In current convention,

Meta Transactions are transactions who’s data is created and signed off-chain by one person and executed by another person who pays the gas fees.

It was generally created for no-gas-token UX experiences. Regardless of its actual adoption, the efforts have yielded lots of development and tooling for it. The purpose of this discussion thread is to propose a alternative use of the meta transaction technique but for an entirely different purpose, namely 2-factor transactions and a possible benefit of dis-intermediate ERC20.approvals

Short Description

A meta transaction could be re-purposed to: a transaction intention signed off-chain by one person and executed by the same person via a contract related to a trust intermediate who could have the opportunity to offer the person security advice before it would through.

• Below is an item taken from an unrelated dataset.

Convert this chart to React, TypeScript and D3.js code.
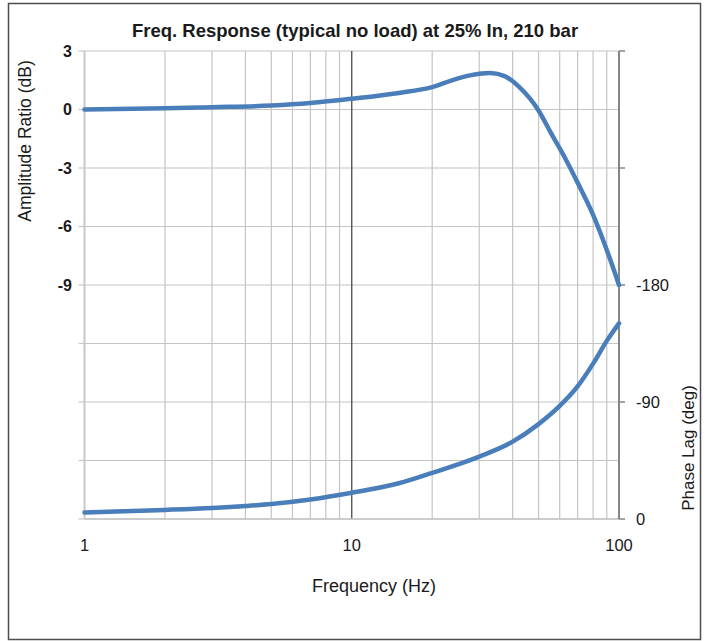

In order to make it actually work for security purpose, the capability of making transactions via the token contract directly must be turned off (although likely as an opt-in per each account of the token); hence making the two token transactions 2-factor.

Here is an example:

  • Bob opt-in the 2-factor token transaction feature, and designate a hypothetical trustedtxs.eth as the sole approver of his token transactions (known as security advisor).
  • Bob signs a ERC20.transfer intention and forwards it to “https://trustedtxs.eth” (e.g. a ipfs/swarm hosted site for temper proof).
  • Bob is prompted to review his supposed transaction intention at https://trustedtxs.eth. TrustedTxs provides security advises to Bob by analyzing the transaction intention.
  • Bob broadcasts the transaction on https://trustedtxs.eth through a known trustedtx on-chain contract (part of the opt-in onchain record) with its own gas tokens.
  • Bob concludes his transaction.

Implications

  • The role of security advisors could be introduced to token users with little or now decentralization compromises.
    • should a security advisor go rogue, it should still not have the capability of damaging the user, a user in this situation should have a independently but equally secure channel for opting-out from it, so that his transactions could resume.
  • It does raise some UX friction, but 2-factor in general does.
  • We need a wallet independent and open-standard approach. You may argue why we cannot simply let metamask do the “security advisories”? Because they don’t, otherwise there will be less incentive for creating this discussion thread.
  • Because of the long-term relationships established between security advisor and token users, token user may further delegate some responsibilities to the security advisor, e.g.:
    • For ERC20 approvals, with additional token logic extensions, a “security advisor” could turn off token approvals for token users in one transaction, should the approved contract found a severe security issue.

Thanks,


Disclaimer: I am from Superfluid protocol, a protocol that adds super powers to token standards, called Super Token, a ERC20-compatible with features including new semantics to ERC20 tokens including 1to1 flows, and 1toN mass distributions; token-native batch call supports; etc. I’m interested in this topic since I am not very happy with the status quo of the ERC20 security model, and I’d like to us to improve it through the EIP process and eventually also get it integrated to Super Token standards.